--- begin ---
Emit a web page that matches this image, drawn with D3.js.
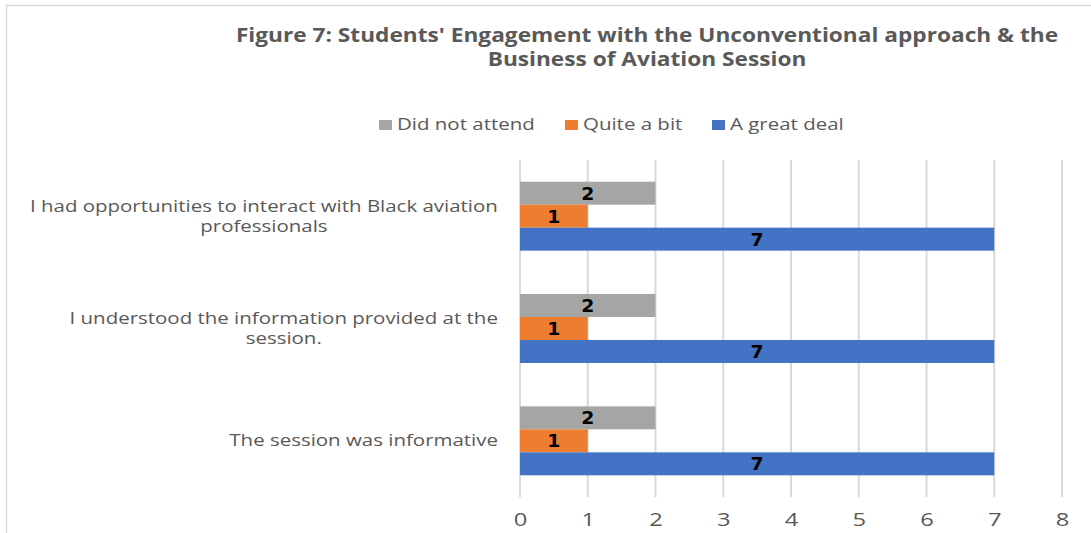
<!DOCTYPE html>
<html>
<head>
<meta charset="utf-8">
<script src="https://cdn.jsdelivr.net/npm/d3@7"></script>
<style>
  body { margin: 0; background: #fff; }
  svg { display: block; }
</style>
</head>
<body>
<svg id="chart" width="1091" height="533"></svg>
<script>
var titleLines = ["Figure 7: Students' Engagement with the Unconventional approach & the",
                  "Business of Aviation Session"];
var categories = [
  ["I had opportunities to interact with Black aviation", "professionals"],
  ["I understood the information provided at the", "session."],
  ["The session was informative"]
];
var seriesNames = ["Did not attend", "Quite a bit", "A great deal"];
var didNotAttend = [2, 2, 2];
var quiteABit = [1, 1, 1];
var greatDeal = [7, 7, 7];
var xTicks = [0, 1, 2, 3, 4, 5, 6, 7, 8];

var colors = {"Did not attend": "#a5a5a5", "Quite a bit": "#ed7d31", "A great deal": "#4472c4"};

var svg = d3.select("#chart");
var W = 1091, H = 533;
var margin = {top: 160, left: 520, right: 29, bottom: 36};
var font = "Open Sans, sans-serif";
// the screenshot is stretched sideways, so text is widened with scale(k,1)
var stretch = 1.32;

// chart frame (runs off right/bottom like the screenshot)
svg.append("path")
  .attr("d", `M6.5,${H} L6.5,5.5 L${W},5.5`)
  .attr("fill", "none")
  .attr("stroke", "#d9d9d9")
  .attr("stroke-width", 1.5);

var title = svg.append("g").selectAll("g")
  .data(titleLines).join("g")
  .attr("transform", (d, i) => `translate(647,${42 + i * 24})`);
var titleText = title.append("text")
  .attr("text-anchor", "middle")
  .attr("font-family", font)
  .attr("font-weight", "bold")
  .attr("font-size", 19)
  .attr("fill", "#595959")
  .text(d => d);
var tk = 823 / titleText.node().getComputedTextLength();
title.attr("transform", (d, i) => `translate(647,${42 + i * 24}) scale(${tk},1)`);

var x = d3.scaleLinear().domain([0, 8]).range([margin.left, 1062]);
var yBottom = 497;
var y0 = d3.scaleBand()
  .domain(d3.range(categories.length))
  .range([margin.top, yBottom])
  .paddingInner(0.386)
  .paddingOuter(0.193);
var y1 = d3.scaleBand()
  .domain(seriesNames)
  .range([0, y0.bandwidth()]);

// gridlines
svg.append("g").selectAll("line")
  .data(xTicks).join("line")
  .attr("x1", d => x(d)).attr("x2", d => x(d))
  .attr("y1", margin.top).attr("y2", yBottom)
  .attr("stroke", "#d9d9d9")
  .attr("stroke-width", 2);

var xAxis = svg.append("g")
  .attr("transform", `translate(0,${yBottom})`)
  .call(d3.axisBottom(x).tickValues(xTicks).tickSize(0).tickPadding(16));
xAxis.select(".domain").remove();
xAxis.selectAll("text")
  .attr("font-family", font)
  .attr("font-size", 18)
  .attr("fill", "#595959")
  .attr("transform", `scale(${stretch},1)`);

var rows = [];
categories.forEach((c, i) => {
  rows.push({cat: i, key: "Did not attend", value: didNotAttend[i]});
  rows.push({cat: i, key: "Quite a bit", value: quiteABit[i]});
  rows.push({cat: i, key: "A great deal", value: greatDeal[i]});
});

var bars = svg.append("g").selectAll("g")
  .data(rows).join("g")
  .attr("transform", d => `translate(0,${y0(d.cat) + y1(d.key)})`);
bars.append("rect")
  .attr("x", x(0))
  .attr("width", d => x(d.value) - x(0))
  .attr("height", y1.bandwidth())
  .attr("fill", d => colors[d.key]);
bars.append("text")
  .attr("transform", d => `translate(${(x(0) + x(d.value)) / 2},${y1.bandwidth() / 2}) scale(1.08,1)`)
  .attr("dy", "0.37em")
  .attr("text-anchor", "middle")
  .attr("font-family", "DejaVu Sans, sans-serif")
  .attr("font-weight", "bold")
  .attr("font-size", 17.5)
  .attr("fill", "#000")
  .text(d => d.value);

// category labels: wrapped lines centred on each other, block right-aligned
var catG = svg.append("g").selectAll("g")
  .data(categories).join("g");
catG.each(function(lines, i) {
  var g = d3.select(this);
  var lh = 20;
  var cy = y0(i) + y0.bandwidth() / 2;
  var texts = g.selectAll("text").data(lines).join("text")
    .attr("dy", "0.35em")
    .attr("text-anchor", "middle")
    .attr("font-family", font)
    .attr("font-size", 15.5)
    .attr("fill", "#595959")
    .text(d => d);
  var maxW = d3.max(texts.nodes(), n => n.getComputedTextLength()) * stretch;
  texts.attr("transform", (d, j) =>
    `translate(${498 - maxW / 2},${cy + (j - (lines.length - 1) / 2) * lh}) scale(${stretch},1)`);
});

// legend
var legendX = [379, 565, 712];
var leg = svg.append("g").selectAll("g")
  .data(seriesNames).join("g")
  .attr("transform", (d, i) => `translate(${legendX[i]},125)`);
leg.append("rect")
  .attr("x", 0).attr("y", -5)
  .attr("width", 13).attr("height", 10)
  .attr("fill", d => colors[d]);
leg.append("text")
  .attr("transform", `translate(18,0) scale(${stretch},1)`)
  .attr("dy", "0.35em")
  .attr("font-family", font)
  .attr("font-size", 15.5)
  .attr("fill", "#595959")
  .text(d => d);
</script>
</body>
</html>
--- end ---
:: WHAT YOU ARE ASKED TO DO ::
Repeat the lines above, starting at the first and stopping after the line that holds "var xTicks = [0, 1, 2, 3, 4, 5, 6, 7, 8];", with the pictures left out.

:: SOLUTION TO THE PROBLEM ::
Emit a web page that matches this image, drawn with D3.js.
<!DOCTYPE html>
<html>
<head>
<meta charset="utf-8">
<script src="https://cdn.jsdelivr.net/npm/d3@7"></script>
<style>
  body { margin: 0; background: #fff; }
  svg { display: block; }
</style>
</head>
<body>
<svg id="chart" width="1091" height="533"></svg>
<script>
var titleLines = ["Figure 7: Students' Engagement with the Unconventional approach & the",
                  "Business of Aviation Session"];
var categories = [
  ["I had opportunities to interact with Black aviation", "professionals"],
  ["I understood the information provided at the", "session."],
  ["The session was informative"]
];
var seriesNames = ["Did not attend", "Quite a bit", "A great deal"];
var didNotAttend = [2, 2, 2];
var quiteABit = [1, 1, 1];
var greatDeal = [7, 7, 7];
var xTicks = [0, 1, 2, 3, 4, 5, 6, 7, 8];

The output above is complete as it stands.